--- Exercise goal ---
In the records that follow, the lines from the one containing "Clone this diagram in TikZ." to the one containing "minimum width=543pt, minimum", inclusive, are to be given again exactly.
Start of Given entries
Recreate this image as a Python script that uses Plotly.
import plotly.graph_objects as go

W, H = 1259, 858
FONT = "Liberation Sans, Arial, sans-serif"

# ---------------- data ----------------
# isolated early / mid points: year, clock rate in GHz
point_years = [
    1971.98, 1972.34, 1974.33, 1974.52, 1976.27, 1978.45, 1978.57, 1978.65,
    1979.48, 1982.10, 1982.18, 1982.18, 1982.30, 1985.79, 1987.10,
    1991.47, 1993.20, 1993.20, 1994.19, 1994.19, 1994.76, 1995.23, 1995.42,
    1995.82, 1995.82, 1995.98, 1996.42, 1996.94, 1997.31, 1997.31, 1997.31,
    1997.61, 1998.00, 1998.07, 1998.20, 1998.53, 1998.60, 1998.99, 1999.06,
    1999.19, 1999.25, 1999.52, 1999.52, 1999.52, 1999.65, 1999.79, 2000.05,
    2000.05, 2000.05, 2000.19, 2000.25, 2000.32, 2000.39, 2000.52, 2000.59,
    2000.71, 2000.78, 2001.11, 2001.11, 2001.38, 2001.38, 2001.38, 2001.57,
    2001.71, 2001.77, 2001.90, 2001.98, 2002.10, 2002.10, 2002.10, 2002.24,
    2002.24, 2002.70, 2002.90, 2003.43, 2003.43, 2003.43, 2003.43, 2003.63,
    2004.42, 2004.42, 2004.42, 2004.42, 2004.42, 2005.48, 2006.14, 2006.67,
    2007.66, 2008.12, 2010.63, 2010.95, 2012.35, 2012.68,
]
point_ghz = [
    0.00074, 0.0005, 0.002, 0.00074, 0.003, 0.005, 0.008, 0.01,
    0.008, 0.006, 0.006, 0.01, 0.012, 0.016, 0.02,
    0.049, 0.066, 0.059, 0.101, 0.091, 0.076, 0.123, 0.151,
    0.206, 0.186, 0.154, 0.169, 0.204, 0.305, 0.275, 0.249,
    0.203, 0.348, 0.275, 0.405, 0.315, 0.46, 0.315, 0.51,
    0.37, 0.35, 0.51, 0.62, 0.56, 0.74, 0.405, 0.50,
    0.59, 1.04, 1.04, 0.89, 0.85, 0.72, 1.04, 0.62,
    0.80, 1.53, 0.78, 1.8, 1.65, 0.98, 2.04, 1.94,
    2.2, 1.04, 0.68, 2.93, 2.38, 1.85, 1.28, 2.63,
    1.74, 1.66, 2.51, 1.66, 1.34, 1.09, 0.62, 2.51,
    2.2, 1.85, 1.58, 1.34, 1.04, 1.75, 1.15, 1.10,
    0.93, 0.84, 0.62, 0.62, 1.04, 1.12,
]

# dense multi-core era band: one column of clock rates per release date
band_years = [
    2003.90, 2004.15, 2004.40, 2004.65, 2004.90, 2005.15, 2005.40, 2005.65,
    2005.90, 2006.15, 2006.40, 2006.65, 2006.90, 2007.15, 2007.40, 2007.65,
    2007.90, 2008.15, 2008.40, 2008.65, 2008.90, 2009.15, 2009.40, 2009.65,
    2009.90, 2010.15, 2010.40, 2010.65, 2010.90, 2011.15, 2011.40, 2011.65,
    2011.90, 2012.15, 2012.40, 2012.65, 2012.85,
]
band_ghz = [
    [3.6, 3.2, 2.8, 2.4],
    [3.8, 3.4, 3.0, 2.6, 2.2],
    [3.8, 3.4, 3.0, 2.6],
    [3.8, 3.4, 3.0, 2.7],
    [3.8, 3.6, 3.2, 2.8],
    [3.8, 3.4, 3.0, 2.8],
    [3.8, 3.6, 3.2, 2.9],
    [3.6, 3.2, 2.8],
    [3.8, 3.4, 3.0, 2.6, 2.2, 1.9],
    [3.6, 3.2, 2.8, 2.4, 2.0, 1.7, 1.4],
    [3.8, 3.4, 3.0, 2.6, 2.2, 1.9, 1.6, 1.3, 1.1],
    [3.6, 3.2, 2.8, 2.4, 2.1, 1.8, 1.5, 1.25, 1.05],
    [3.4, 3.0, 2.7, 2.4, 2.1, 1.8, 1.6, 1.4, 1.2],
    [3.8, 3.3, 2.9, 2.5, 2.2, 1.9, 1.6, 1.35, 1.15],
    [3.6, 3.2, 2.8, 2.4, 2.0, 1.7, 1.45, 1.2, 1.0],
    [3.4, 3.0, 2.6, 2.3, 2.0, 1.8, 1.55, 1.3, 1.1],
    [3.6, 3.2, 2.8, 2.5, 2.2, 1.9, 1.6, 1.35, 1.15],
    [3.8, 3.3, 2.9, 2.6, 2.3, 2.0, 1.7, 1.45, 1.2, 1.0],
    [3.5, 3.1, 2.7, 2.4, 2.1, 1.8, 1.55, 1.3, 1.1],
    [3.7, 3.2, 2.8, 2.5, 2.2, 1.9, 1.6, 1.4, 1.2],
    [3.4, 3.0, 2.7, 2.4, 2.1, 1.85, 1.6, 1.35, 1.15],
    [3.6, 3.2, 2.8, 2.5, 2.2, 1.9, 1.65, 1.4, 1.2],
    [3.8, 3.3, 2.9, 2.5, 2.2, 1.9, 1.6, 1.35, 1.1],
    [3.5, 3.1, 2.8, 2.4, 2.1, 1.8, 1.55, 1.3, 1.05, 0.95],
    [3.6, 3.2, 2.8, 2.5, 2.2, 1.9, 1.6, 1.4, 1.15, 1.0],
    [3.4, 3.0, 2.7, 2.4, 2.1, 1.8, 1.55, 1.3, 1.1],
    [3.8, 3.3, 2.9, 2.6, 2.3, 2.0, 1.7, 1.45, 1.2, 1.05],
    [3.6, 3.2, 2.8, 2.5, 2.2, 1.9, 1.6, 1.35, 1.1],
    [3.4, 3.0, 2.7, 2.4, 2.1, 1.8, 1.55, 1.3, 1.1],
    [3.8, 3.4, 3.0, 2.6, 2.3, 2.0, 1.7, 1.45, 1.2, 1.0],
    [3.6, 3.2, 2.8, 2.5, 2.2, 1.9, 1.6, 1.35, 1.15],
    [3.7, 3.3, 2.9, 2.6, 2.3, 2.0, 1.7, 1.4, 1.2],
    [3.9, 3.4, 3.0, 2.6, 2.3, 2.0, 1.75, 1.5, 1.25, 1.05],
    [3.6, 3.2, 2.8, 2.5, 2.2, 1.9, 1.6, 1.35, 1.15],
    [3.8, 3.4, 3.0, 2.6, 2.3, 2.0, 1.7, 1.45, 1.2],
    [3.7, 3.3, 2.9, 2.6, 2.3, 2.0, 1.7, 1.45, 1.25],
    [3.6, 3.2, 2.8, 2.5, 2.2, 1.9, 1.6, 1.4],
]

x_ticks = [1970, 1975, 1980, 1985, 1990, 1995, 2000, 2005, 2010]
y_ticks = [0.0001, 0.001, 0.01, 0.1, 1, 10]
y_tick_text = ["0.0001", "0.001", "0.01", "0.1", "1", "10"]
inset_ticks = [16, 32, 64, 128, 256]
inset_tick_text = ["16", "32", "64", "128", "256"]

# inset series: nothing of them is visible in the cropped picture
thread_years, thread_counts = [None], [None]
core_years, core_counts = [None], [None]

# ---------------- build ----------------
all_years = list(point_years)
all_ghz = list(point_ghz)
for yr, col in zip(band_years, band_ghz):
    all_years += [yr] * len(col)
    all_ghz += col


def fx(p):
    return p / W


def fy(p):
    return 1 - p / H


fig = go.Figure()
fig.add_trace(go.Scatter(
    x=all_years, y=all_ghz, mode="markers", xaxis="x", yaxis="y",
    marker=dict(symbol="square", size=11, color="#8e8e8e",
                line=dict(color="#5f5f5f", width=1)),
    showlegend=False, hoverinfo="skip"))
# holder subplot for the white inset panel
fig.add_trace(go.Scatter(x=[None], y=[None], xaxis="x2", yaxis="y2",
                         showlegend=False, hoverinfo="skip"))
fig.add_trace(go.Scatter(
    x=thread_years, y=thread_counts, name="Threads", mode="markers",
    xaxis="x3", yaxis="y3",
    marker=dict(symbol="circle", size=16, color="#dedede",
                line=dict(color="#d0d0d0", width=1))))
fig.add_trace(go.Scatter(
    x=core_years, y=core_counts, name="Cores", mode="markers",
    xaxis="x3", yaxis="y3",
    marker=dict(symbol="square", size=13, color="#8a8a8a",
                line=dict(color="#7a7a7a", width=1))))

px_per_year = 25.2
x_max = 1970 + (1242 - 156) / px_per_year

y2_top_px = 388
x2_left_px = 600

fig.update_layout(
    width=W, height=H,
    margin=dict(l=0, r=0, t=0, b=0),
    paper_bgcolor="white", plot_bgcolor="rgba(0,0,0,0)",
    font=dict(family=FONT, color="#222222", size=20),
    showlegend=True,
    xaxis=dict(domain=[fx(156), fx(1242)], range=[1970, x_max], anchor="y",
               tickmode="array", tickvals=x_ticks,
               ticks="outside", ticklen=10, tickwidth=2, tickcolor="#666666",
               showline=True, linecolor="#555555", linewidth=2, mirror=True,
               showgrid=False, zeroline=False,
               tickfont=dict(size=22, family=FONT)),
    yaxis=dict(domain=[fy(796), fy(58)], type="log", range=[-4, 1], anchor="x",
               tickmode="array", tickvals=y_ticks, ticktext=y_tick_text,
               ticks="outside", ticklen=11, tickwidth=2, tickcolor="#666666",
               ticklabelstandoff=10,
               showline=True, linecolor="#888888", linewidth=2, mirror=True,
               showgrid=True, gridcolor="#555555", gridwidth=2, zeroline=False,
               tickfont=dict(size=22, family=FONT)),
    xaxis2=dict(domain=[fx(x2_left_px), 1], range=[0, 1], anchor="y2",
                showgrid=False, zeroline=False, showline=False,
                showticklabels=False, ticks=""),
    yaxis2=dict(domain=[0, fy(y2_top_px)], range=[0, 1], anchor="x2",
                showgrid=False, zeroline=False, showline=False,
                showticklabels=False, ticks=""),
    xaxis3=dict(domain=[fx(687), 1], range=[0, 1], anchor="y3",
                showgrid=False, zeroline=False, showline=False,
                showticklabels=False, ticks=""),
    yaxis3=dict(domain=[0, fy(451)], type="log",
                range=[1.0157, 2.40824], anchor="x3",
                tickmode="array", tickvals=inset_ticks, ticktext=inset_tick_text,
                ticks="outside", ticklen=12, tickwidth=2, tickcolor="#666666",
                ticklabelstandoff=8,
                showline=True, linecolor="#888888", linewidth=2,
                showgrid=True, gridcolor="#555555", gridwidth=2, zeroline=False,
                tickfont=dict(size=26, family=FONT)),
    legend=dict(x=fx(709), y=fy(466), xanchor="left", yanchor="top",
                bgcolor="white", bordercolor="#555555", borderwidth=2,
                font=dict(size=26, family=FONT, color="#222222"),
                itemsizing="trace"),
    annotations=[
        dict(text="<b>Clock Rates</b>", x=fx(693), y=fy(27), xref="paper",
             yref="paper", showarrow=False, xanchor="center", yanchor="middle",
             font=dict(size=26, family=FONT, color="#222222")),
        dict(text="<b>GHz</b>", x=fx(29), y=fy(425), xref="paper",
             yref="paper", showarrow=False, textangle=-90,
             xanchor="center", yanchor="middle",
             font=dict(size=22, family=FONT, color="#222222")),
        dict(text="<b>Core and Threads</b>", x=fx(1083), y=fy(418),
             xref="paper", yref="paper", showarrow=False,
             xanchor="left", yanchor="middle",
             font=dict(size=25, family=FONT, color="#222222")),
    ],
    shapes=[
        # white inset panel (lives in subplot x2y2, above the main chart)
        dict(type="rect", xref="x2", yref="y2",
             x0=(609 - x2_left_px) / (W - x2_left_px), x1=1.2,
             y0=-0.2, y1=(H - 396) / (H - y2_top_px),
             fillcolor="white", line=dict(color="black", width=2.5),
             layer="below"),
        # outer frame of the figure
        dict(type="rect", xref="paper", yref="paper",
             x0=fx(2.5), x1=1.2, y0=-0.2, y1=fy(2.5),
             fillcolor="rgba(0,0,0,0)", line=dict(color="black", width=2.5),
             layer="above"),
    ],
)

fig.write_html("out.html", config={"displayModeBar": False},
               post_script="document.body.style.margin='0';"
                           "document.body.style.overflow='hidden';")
End of Given entries
Start of Given entries
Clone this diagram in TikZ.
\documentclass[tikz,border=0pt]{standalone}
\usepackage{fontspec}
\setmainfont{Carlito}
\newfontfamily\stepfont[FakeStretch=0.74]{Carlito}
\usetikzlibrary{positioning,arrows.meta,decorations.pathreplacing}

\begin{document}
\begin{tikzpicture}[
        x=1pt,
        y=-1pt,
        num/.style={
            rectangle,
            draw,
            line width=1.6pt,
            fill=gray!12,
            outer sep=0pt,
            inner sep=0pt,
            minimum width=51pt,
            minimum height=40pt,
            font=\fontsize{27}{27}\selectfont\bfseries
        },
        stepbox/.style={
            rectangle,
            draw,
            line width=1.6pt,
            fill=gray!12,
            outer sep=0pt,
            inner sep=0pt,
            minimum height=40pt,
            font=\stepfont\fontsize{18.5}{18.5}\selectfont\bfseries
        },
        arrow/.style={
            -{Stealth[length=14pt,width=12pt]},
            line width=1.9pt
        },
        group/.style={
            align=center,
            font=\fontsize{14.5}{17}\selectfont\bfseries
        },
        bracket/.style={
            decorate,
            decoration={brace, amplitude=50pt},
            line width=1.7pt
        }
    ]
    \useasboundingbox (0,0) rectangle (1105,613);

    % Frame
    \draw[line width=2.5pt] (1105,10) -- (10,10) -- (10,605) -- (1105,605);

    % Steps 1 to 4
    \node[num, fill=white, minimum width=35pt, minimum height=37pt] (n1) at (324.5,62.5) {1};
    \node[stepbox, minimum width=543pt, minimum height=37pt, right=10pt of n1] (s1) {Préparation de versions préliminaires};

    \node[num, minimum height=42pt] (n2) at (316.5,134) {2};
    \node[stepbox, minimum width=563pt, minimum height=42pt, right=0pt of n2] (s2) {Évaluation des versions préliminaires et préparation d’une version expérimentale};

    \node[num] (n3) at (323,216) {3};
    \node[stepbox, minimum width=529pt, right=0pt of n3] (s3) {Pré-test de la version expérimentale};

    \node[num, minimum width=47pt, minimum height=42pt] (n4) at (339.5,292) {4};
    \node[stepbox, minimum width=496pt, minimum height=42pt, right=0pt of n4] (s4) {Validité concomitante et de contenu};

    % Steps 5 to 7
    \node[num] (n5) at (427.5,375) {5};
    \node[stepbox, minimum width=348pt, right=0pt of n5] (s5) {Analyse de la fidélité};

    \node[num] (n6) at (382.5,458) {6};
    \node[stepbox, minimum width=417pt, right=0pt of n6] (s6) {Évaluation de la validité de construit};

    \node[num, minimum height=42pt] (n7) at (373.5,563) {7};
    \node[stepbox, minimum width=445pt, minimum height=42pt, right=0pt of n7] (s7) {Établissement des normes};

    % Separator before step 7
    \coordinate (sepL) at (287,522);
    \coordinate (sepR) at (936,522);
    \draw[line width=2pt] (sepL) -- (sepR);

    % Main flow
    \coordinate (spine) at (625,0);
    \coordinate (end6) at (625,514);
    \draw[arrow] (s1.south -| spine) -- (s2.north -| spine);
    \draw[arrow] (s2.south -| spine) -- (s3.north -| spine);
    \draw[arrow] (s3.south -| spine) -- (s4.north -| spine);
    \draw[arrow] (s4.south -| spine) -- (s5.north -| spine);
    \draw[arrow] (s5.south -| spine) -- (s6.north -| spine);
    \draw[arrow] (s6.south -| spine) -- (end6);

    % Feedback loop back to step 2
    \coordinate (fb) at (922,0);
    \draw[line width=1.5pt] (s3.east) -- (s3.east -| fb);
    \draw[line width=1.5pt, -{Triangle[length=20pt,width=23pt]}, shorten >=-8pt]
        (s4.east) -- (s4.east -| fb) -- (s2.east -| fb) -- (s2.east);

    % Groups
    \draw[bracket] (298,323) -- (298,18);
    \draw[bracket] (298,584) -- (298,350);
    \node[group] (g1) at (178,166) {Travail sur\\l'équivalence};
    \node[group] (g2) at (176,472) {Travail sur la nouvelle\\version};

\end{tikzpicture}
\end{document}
End of Given entries
--- Output of the exercise ---
Clone this diagram in TikZ.
\documentclass[tikz,border=0pt]{standalone}
\usepackage{fontspec}
\setmainfont{Carlito}
\newfontfamily\stepfont[FakeStretch=0.74]{Carlito}
\usetikzlibrary{positioning,arrows.meta,decorations.pathreplacing}

\begin{document}
\begin{tikzpicture}[
        x=1pt,
        y=-1pt,
        num/.style={
            rectangle,
            draw,
            line width=1.6pt,
            fill=gray!12,
            outer sep=0pt,
            inner sep=0pt,
            minimum width=51pt,
            minimum height=40pt,
            font=\fontsize{27}{27}\selectfont\bfseries
        },
        stepbox/.style={
            rectangle,
            draw,
            line width=1.6pt,
            fill=gray!12,
            outer sep=0pt,
            inner sep=0pt,
            minimum height=40pt,
            font=\stepfont\fontsize{18.5}{18.5}\selectfont\bfseries
        },
        arrow/.style={
            -{Stealth[length=14pt,width=12pt]},
            line width=1.9pt
        },
        group/.style={
            align=center,
            font=\fontsize{14.5}{17}\selectfont\bfseries
        },
        bracket/.style={
            decorate,
            decoration={brace, amplitude=50pt},
            line width=1.7pt
        }
    ]
    \useasboundingbox (0,0) rectangle (1105,613);

    % Frame
    \draw[line width=2.5pt] (1105,10) -- (10,10) -- (10,605) -- (1105,605);

    % Steps 1 to 4
    \node[num, fill=white, minimum width=35pt, minimum height=37pt] (n1) at (324.5,62.5) {1};
    \node[stepbox, minimum width=543pt, minimum height=37pt, right=10pt of n1] (s1) {Préparation de versions préliminaires};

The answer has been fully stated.